→ **Source data**:
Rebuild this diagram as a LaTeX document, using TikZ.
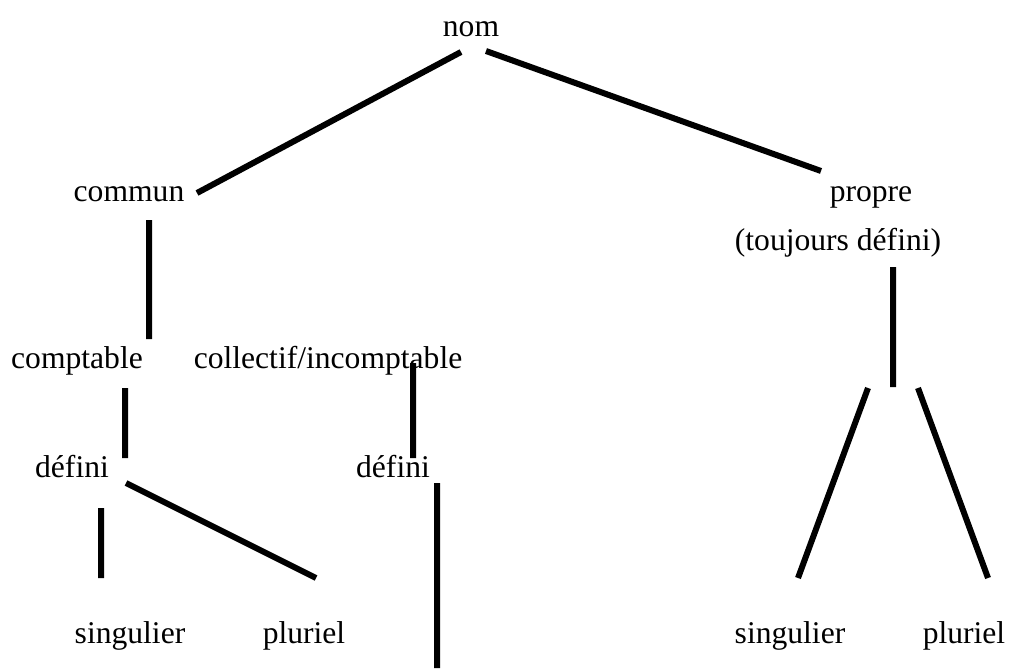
\documentclass[tikz,border=0pt]{standalone}
\usepackage{fontspec}
\setmainfont{Liberation Serif}

\begin{document}
\begin{tikzpicture}[x=0.5pt,y=-0.5pt]
      \tikzset{
        every node/.style={anchor=base,inner sep=0pt,font=\fontsize{15.8}{19}\selectfont},
        branch/.style={line width=3pt}
      }

      \useasboundingbox (0,0) rectangle (1010,668);

      \node (nom) at (471,37) {nom};
      \node (commun) at (129,202) {commun};
      \node (propre) at (871,202) {propre};
      \node (toujours) at (838,250) {(toujours défini)};
      \node (comptable) at (77,368) {comptable};
      \node (collectif) at (328,368) {collectif/incomptable};
      \node (defini1) at (72,477) {défini};
      \node (defini2) at (393,477) {défini};
      \node (sing1) at (130,643) {singulier};
      \node (plur1) at (304,643) {pluriel};
      \node (sing2) at (790,643) {singulier};
      \node (plur2) at (964,643) {pluriel};

      % loose ends of the branches
      \coordinate (n1) at (461,52);
      \coordinate (n2) at (486,51);
      \coordinate (c1) at (197,193);
      \coordinate (p1) at (821,171);
      \coordinate (c2) at (149,220);
      \coordinate (c3) at (149,339);
      \coordinate (t1) at (893,267);
      \coordinate (t2) at (893,387);
      \coordinate (s1) at (868,388);
      \coordinate (s2) at (798,578);
      \coordinate (s3) at (918,388);
      \coordinate (s4) at (988,578);
      \coordinate (k1) at (125,388);
      \coordinate (k2) at (125,458);
      \coordinate (i1) at (413,363);
      \coordinate (i2) at (413,458);
      \coordinate (d1) at (126,483);
      \coordinate (d2) at (316,578);
      \coordinate (d3) at (101,508);
      \coordinate (d4) at (101,578);
      \coordinate (d5) at (437,483);
      \coordinate (d6) at (437,668);

      \draw[branch] (n1) -- (c1)
            (n2) -- (p1)
            (c2) -- (c3)
            (t1) -- (t2)
            (s1) -- (s2)
            (s3) -- (s4)
            (k1) -- (k2)
            (i1) -- (i2)
            (d1) -- (d2)
            (d3) -- (d4)
            (d5) -- (d6);
    \end{tikzpicture}
\end{document}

→ **Short task**: Reproduce the full listing faithfully, but do not carry over any pictures.

→ **Worked answer**:
Rebuild this diagram as a LaTeX document, using TikZ.
\documentclass[tikz,border=0pt]{standalone}
\usepackage{fontspec}
\setmainfont{Liberation Serif}

\begin{document}
\begin{tikzpicture}[x=0.5pt,y=-0.5pt]
      \tikzset{
        every node/.style={anchor=base,inner sep=0pt,font=\fontsize{15.8}{19}\selectfont},
        branch/.style={line width=3pt}
      }

      \useasboundingbox (0,0) rectangle (1010,668);

      \node (nom) at (471,37) {nom};
      \node (commun) at (129,202) {commun};
      \node (propre) at (871,202) {propre};
      \node (toujours) at (838,250) {(toujours défini)};
      \node (comptable) at (77,368) {comptable};
      \node (collectif) at (328,368) {collectif/incomptable};
      \node (defini1) at (72,477) {défini};
      \node (defini2) at (393,477) {défini};
      \node (sing1) at (130,643) {singulier};
      \node (plur1) at (304,643) {pluriel};
      \node (sing2) at (790,643) {singulier};
      \node (plur2) at (964,643) {pluriel};

      % loose ends of the branches
      \coordinate (n1) at (461,52);
      \coordinate (n2) at (486,51);
      \coordinate (c1) at (197,193);
      \coordinate (p1) at (821,171);
      \coordinate (c2) at (149,220);
      \coordinate (c3) at (149,339);
      \coordinate (t1) at (893,267);
      \coordinate (t2) at (893,387);
      \coordinate (s1) at (868,388);
      \coordinate (s2) at (798,578);
      \coordinate (s3) at (918,388);
      \coordinate (s4) at (988,578);
      \coordinate (k1) at (125,388);
      \coordinate (k2) at (125,458);
      \coordinate (i1) at (413,363);
      \coordinate (i2) at (413,458);
      \coordinate (d1) at (126,483);
      \coordinate (d2) at (316,578);
      \coordinate (d3) at (101,508);
      \coordinate (d4) at (101,578);
      \coordinate (d5) at (437,483);
      \coordinate (d6) at (437,668);

      \draw[branch] (n1) -- (c1)
            (n2) -- (p1)
            (c2) -- (c3)
            (t1) -- (t2)
            (s1) -- (s2)
            (s3) -- (s4)
            (k1) -- (k2)
            (i1) -- (i2)
            (d1) -- (d2)
            (d3) -- (d4)
            (d5) -- (d6);
    \end{tikzpicture}
\end{document}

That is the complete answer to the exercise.